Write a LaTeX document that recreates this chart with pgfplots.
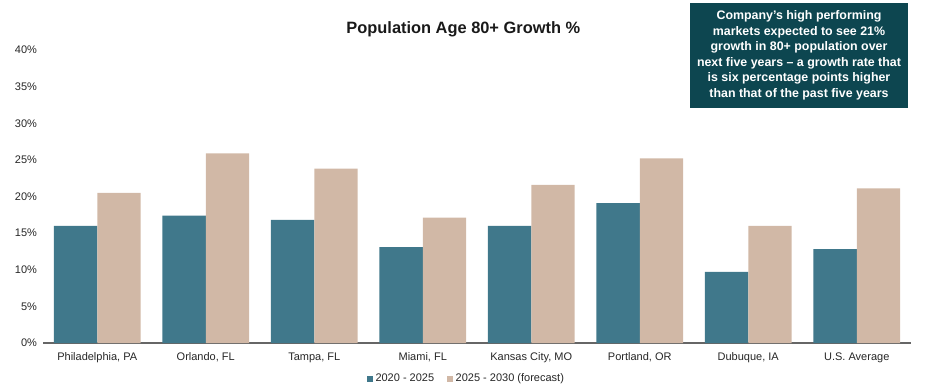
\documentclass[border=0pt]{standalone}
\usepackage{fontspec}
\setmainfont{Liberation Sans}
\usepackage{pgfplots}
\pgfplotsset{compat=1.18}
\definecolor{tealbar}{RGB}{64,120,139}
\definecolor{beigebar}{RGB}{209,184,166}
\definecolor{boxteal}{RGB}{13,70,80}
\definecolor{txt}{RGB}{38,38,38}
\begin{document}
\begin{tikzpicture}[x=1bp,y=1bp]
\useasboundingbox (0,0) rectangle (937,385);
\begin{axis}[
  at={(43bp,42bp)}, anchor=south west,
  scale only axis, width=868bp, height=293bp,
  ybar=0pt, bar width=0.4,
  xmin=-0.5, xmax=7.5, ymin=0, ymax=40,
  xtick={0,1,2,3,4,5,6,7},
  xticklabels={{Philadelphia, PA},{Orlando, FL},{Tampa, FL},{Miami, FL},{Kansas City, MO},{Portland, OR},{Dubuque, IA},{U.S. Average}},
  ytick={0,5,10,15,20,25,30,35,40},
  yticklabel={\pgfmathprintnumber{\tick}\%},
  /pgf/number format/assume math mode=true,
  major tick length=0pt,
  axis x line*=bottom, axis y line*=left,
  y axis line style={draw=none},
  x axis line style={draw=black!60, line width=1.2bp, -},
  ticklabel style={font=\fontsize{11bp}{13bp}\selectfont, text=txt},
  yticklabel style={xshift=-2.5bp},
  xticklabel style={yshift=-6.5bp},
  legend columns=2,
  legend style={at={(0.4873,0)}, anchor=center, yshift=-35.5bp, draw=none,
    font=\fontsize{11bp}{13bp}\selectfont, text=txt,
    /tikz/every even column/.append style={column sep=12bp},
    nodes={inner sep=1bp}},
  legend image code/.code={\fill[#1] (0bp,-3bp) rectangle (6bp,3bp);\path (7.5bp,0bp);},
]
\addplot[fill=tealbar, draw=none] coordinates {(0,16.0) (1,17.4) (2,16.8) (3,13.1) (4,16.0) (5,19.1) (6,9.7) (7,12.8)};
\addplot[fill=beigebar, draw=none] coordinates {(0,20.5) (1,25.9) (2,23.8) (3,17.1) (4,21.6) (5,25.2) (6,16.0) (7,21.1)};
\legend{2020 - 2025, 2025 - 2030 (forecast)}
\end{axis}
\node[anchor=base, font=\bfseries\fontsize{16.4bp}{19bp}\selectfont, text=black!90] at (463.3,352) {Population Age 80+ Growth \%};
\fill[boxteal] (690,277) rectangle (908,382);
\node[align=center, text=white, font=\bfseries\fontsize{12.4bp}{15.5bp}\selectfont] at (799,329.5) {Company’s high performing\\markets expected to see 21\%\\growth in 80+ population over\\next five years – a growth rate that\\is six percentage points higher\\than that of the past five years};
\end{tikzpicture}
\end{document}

--

[Directive] Keep the pictures out of the copy and return the rest of the data above exactly.

[Response]
Write a LaTeX document that recreates this chart with pgfplots.
\documentclass[border=0pt]{standalone}
\usepackage{fontspec}
\setmainfont{Liberation Sans}
\usepackage{pgfplots}
\pgfplotsset{compat=1.18}
\definecolor{tealbar}{RGB}{64,120,139}
\definecolor{beigebar}{RGB}{209,184,166}
\definecolor{boxteal}{RGB}{13,70,80}
\definecolor{txt}{RGB}{38,38,38}
\begin{document}
\begin{tikzpicture}[x=1bp,y=1bp]
\useasboundingbox (0,0) rectangle (937,385);
\begin{axis}[
  at={(43bp,42bp)}, anchor=south west,
  scale only axis, width=868bp, height=293bp,
  ybar=0pt, bar width=0.4,
  xmin=-0.5, xmax=7.5, ymin=0, ymax=40,
  xtick={0,1,2,3,4,5,6,7},
  xticklabels={{Philadelphia, PA},{Orlando, FL},{Tampa, FL},{Miami, FL},{Kansas City, MO},{Portland, OR},{Dubuque, IA},{U.S. Average}},
  ytick={0,5,10,15,20,25,30,35,40},
  yticklabel={\pgfmathprintnumber{\tick}\%},
  /pgf/number format/assume math mode=true,
  major tick length=0pt,
  axis x line*=bottom, axis y line*=left,
  y axis line style={draw=none},
  x axis line style={draw=black!60, line width=1.2bp, -},
  ticklabel style={font=\fontsize{11bp}{13bp}\selectfont, text=txt},
  yticklabel style={xshift=-2.5bp},
  xticklabel style={yshift=-6.5bp},
  legend columns=2,
  legend style={at={(0.4873,0)}, anchor=center, yshift=-35.5bp, draw=none,
    font=\fontsize{11bp}{13bp}\selectfont, text=txt,
    /tikz/every even column/.append style={column sep=12bp},
    nodes={inner sep=1bp}},
  legend image code/.code={\fill[#1] (0bp,-3bp) rectangle (6bp,3bp);\path (7.5bp,0bp);},
]
\addplot[fill=tealbar, draw=none] coordinates {(0,16.0) (1,17.4) (2,16.8) (3,13.1) (4,16.0) (5,19.1) (6,9.7) (7,12.8)};
\addplot[fill=beigebar, draw=none] coordinates {(0,20.5) (1,25.9) (2,23.8) (3,17.1) (4,21.6) (5,25.2) (6,16.0) (7,21.1)};
\legend{2020 - 2025, 2025 - 2030 (forecast)}
\end{axis}
\node[anchor=base, font=\bfseries\fontsize{16.4bp}{19bp}\selectfont, text=black!90] at (463.3,352) {Population Age 80+ Growth \%};
\fill[boxteal] (690,277) rectangle (908,382);
\node[align=center, text=white, font=\bfseries\fontsize{12.4bp}{15.5bp}\selectfont] at (799,329.5) {Company’s high performing\\markets expected to see 21\%\\growth in 80+ population over\\next five years – a growth rate that\\is six percentage points higher\\than that of the past five years};
\end{tikzpicture}
\end{document}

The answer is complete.